If the - thing doesnt work, there was a similar thread just recently where I thiiiink It was resolved(?) by having your main player character talk to resident services and remove the other player's house that had the switch account deleted. But then again I think it was in the house phase, so I dont know if that'll affect anything :'O I'm gonna try look for the thread

- - - Post Merge - - -

Here's the post: https://www.belltreeforums.com/showthread.php?481289-help&p=8516029&viewfull=1#post8516029


----------



## fuzzynumber9 (Mar 27, 2020)

digging deeper into the game settings using - on the games home screen did it, I hadn't gone in further because I assumed it was referring only to my own save data whoops
thank you to everyone who helped point me in the right direction!


----------



## zazala (Jun 3, 2021)

i tried it on mine, with the exact same problem as you, but there are only three options: im good, delete saved data and remove island representative, which do i pick?!


----------



## Bilaz (Jun 4, 2021)

I wouldn’t do any of those!!
Basically what you can do is make a new switch profile
Then when you start the game you can link it to the stuck character
and then delete the character by doing - from the new profile
then delete the new switch profile


----------



## zazala (Jun 4, 2021)

oooooo! thanks! ill keep you guys updated!

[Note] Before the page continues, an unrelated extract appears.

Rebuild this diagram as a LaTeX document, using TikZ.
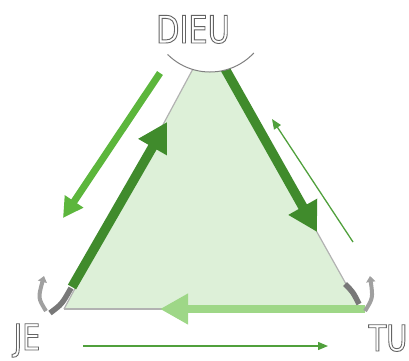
\documentclass[tikz,border=0pt]{standalone}
\usepackage{fontspec}
\newfontfamily\decofont[FakeStretch=0.8]{DejaVu Sans}
\usetikzlibrary{arrows.meta}
\newcommand{\outlinetext}[1]{\special{pdf:literal direct 1 Tr 0.9 w}#1\special{pdf:literal direct 0 Tr}}
\definecolor{trifill}{RGB}{221,240,216}
\definecolor{brightgreen}{RGB}{92,182,60}
\definecolor{darkgreen}{RGB}{64,139,44}
\definecolor{lightgreen}{RGB}{158,215,135}
\definecolor{thingreen}{RGB}{80,160,60}
\definecolor{edgegray}{RGB}{178,178,178}
\definecolor{hookdark}{RGB}{120,120,120}
\definecolor{hooklight}{RGB}{160,160,160}
\definecolor{textgray}{RGB}{100,100,100}
\tikzset{
  edge/.style={draw=edgegray, line width=1.2pt},
  lbl/.style={anchor=base, inner sep=0pt, text=textgray, font=\decofont\fontsize{38}{38}\selectfont},
  lblsmall/.style={lbl, font=\decofont\fontsize{36}{36}\selectfont},
  brightarrow/.style={draw=brightgreen, line width=7pt, -{Triangle[length=20pt,width=21pt]}},
  bigarrow/.style={draw=darkgreen, line width=9.5pt, -{Triangle[length=29pt,width=31pt]}},
  lightarrow/.style={draw=lightgreen, line width=8.5pt, -{Triangle[length=28pt,width=29pt]}},
  thinarrow/.style={draw=thingreen, line width=1.3pt, -{Triangle[length=10pt,width=8pt]}},
  hookband/.style={draw=hookdark, line width=5.5pt},
  hookarrow/.style={draw=hooklight, line width=4pt, -{Triangle[length=6pt,width=9pt]}}
}
\begin{document}
\begin{tikzpicture}[x=1pt,y=-1pt]
\useasboundingbox (0,0) rectangle (409,360);
% triangle
\coordinate (apex) at (209,39);
\coordinate (L) at (64,309);
\coordinate (R) at (360,309);
\fill[trifill] (apex) -- (L) -- (R) -- cycle;
\draw[edge] (apex) -- (L);
\draw[edge] (L) -- (R);
\draw[edge] (apex) -- (R);
% right thick arrow (tail hidden by circle)
\coordinate (r1) at (219,58);
\coordinate (r2) at (317,232);
\draw[bigarrow] (r1) -- (r2);
% circle at the top
\coordinate (c) at (210,12);
\fill[white] (c) circle[radius=60pt];
\draw[gray, line width=1pt] (c) ++(-135:60pt) arc[start angle=-135, end angle=-43, radius=60pt];
% left arrows
\coordinate (b1) at (160,73);
\coordinate (b2) at (63,218);
\draw[brightarrow] (b1) -- (b2);
\coordinate (d1) at (72,287);
\coordinate (d2) at (167,122);
\draw[bigarrow] (d1) -- (d2);
% bottom light arrow
\coordinate (g1) at (365,309);
\coordinate (g2) at (160,309);
\draw[lightarrow] (g1) -- (g2);
% thin arrows
\coordinate (t1) at (353,242);
\coordinate (t2) at (272,119);
\draw[thinarrow] (t1) -- (t2);
\coordinate (s1) at (83,346);
\coordinate (s2) at (328,346);
\draw[thinarrow] (s1) -- (s2);
% gray hooks
\coordinate (lh1) at (71,288);
\coordinate (lh2) at (50,313);
\draw[hookband] (lh1) .. controls (62,304) .. (lh2);
\coordinate (la1) at (46,311);
\coordinate (la2) at (44,276);
\draw[hookarrow] (la1) .. controls (38,298) .. (la2);
\coordinate (rh1) at (345,284);
\coordinate (rh2) at (359,304);
\draw[hookband] (rh1) .. controls (353,292) .. (rh2);
\coordinate (ra1) at (365,311);
\coordinate (ra2) at (370,276);
\draw[hookarrow] (ra1) .. controls (373,298) .. (ra2);
% labels
\node[lbl] (dieu) at (193,43) {\outlinetext{DIEU}};
\node[lblsmall] (je) at (27,350) {\outlinetext{JE}};
\node[lblsmall] (tu) at (388,351) {\outlinetext{TU}};
\end{tikzpicture}
\end{document}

	Post automatically merged: Jun 4, 2021

how do i link it???


----------



## Mezzanine (Jun 4, 2021)

Deleted


----------



## zazala (Jun 5, 2021)

thanks so much! i will keep you guys updated!


----------



## zazala (Jun 7, 2021)

tom nook never offered for me to take the deleted player’s tent, he gave me a new one 

	Post automatically merged: Jun 7, 2021



Bilaz said:


> I wouldn’t do any of those!!
> Basically what you can do is make a new switch profile
> Then when you start the game you can link it to the stuck character
> and then delete the character by doing - from the new profile
> then delete the new switch profile


how do i link it?! i don’t want to pay for linking Nintendo switch


----------



## Bilaz (Jun 10, 2021)

You don’t need to pay anything ^^ it’s not online, it’s just a second user account. You load the game with a new user and Tom Nook will probably prompt you if you want to play as the stuck character.


----------



## Bubblez34 (Nov 9, 2021)

If you push - on the left side where the settings are on the main screen go to save data and choose to delete resident. He will go through what happens and tell you there is a resident not tied to a Nintendo account. That will take you where you need to go to delete the residents information


----------